▶ [REQUIRED TASK] Write out the data again exactly, skipping every picture.

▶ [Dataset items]
[Start]

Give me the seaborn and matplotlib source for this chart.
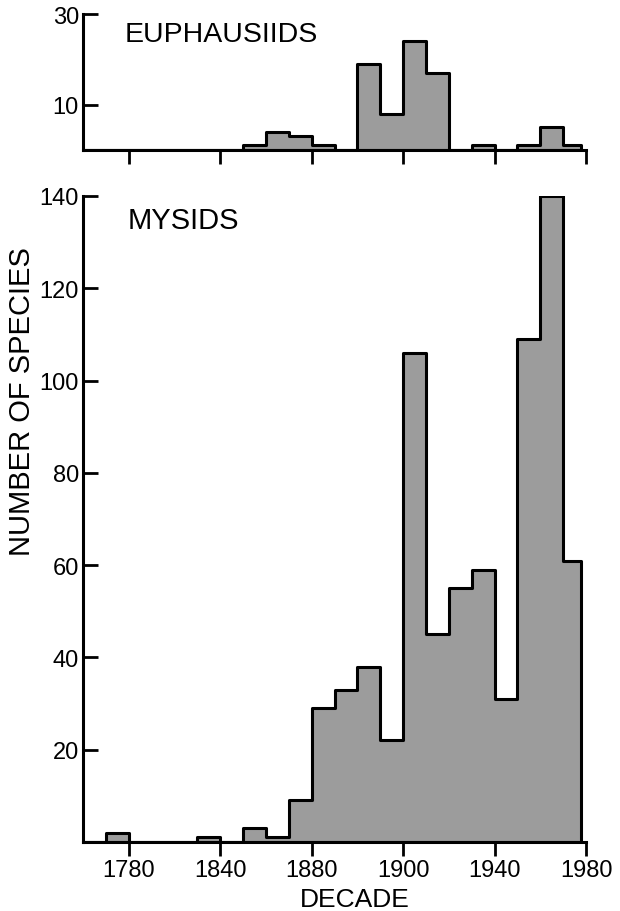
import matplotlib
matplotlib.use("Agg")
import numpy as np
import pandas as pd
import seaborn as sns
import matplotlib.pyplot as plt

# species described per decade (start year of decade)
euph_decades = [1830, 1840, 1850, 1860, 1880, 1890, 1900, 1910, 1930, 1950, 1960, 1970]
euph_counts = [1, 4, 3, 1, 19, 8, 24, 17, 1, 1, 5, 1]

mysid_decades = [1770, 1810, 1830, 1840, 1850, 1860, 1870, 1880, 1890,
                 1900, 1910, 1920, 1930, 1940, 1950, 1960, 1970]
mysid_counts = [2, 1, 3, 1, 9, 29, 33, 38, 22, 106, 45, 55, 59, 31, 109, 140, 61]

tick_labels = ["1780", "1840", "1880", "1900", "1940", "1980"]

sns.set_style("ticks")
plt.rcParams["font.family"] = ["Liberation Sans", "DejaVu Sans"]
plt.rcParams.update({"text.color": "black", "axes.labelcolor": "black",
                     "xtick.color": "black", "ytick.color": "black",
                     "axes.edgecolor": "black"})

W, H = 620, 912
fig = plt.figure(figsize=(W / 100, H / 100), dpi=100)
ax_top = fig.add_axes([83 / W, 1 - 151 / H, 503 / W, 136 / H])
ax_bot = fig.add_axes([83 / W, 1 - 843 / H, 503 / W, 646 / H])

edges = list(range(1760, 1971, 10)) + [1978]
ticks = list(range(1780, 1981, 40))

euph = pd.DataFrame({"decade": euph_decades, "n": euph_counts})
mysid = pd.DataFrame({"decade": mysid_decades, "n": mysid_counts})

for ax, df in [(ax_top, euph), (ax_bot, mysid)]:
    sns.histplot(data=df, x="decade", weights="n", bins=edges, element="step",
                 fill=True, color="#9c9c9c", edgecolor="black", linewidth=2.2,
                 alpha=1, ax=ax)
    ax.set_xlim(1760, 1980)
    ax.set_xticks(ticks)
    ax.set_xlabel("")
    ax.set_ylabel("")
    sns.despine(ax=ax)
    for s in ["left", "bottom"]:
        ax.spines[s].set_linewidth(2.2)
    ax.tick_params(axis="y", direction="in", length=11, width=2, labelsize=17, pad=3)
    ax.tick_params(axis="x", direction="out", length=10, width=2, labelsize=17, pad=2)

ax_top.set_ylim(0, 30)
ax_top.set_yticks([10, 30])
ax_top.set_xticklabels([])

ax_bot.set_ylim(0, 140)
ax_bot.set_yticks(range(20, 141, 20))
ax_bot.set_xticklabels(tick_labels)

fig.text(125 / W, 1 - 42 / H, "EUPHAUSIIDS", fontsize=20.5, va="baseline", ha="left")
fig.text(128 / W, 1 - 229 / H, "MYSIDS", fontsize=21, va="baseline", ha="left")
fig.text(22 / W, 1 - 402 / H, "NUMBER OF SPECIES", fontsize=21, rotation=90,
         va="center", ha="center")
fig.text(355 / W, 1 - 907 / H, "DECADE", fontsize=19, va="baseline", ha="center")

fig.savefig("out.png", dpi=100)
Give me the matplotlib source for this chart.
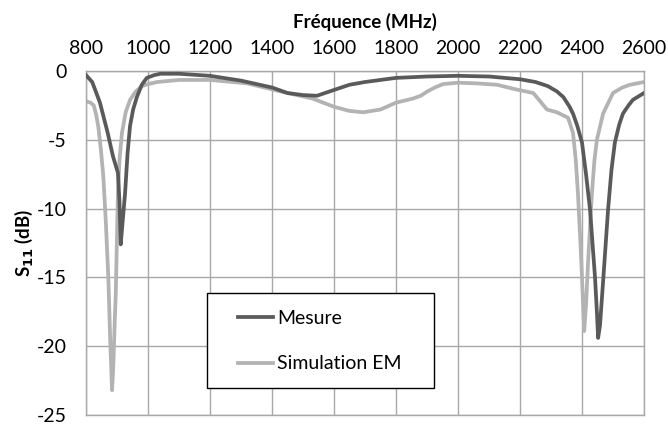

[End]

▶ [FULL ANSWER]
Give me the seaborn and matplotlib source for this chart.
import matplotlib
matplotlib.use("Agg")
import numpy as np
import pandas as pd
import seaborn as sns
import matplotlib.pyplot as plt

# species described per decade (start year of decade)
euph_decades = [1830, 1840, 1850, 1860, 1880, 1890, 1900, 1910, 1930, 1950, 1960, 1970]
euph_counts = [1, 4, 3, 1, 19, 8, 24, 17, 1, 1, 5, 1]

mysid_decades = [1770, 1810, 1830, 1840, 1850, 1860, 1870, 1880, 1890,
                 1900, 1910, 1920, 1930, 1940, 1950, 1960, 1970]
mysid_counts = [2, 1, 3, 1, 9, 29, 33, 38, 22, 106, 45, 55, 59, 31, 109, 140, 61]

tick_labels = ["1780", "1840", "1880", "1900", "1940", "1980"]

sns.set_style("ticks")
plt.rcParams["font.family"] = ["Liberation Sans", "DejaVu Sans"]
plt.rcParams.update({"text.color": "black", "axes.labelcolor": "black",
                     "xtick.color": "black", "ytick.color": "black",
                     "axes.edgecolor": "black"})

W, H = 620, 912
fig = plt.figure(figsize=(W / 100, H / 100), dpi=100)
ax_top = fig.add_axes([83 / W, 1 - 151 / H, 503 / W, 136 / H])
ax_bot = fig.add_axes([83 / W, 1 - 843 / H, 503 / W, 646 / H])

edges = list(range(1760, 1971, 10)) + [1978]
ticks = list(range(1780, 1981, 40))

euph = pd.DataFrame({"decade": euph_decades, "n": euph_counts})
mysid = pd.DataFrame({"decade": mysid_decades, "n": mysid_counts})

for ax, df in [(ax_top, euph), (ax_bot, mysid)]:
    sns.histplot(data=df, x="decade", weights="n", bins=edges, element="step",
                 fill=True, color="#9c9c9c", edgecolor="black", linewidth=2.2,
                 alpha=1, ax=ax)
    ax.set_xlim(1760, 1980)
    ax.set_xticks(ticks)
    ax.set_xlabel("")
    ax.set_ylabel("")
    sns.despine(ax=ax)
    for s in ["left", "bottom"]:
        ax.spines[s].set_linewidth(2.2)
    ax.tick_params(axis="y", direction="in", length=11, width=2, labelsize=17, pad=3)
    ax.tick_params(axis="x", direction="out", length=10, width=2, labelsize=17, pad=2)

ax_top.set_ylim(0, 30)
ax_top.set_yticks([10, 30])
ax_top.set_xticklabels([])

ax_bot.set_ylim(0, 140)
ax_bot.set_yticks(range(20, 141, 20))
ax_bot.set_xticklabels(tick_labels)

fig.text(125 / W, 1 - 42 / H, "EUPHAUSIIDS", fontsize=20.5, va="baseline", ha="left")
fig.text(128 / W, 1 - 229 / H, "MYSIDS", fontsize=21, va="baseline", ha="left")
fig.text(22 / W, 1 - 402 / H, "NUMBER OF SPECIES", fontsize=21, rotation=90,
         va="center", ha="center")
fig.text(355 / W, 1 - 907 / H, "DECADE", fontsize=19, va="baseline", ha="center")

fig.savefig("out.png", dpi=100)
Give me the matplotlib source for this chart.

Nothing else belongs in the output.